+ BENCHMARK SUITE

Benchmarks

Each benchmark is a set of probes run against containerized targets and graded by hidden oracles — no leaked answers, no gameable heuristics. We report localization F1 down to the function level and verify exploits end to end.

ZP-WEB-01 Live

Web vulnerability discovery & repair

Web security

A reproducible suite of real web applications seeded with known and held-out vulnerabilities — injection, broken access control, auth bypass, SSRF. Agents are scored on detection, file- and function-level localization (F1), and verified end-to-end exploitation against a hidden oracle.

Targets: 120+
Vuln classes: 14
Localization: fn-level F1

ZP-NET-01 Building

Network reconnaissance & service exploitation

Network security

Containerized network ranges with realistic service topologies.

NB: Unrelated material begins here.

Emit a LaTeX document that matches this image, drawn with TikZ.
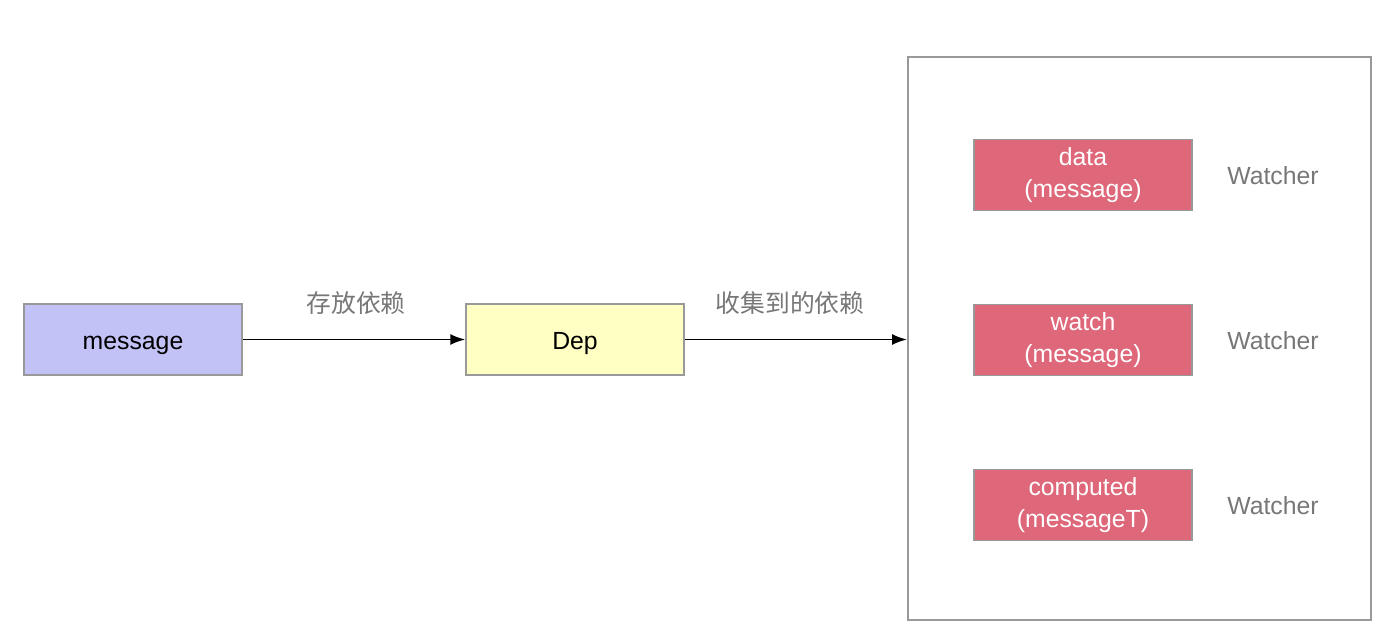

Agents must enumerate hosts, identify exploitable services, and chain access — graded on the trajectory, not just the final flag.

Scenarios: 30
Grading: trajectory

ZP-HOST-01 Building

Host security & privilege escalation

Host security

Linux and Windows host images with misconfigurations, vulnerable SUID binaries, and credential-leak paths. Measures an agent's ability to move from initial foothold to root with verified, reproducible escalation.

Images: 40
Esc. paths: verified

ZP-CLOUD-01 Planned

Cloud configuration security

Cloud security

Infrastructure-as-Code misconfiguration and IAM privilege-escalation scenarios drawn from real-world patterns. Agents are graded against ground-truth policy analysis, with partial credit for correct reasoning chains.

Providers: AWS · GCP
Checks: IaC + IAM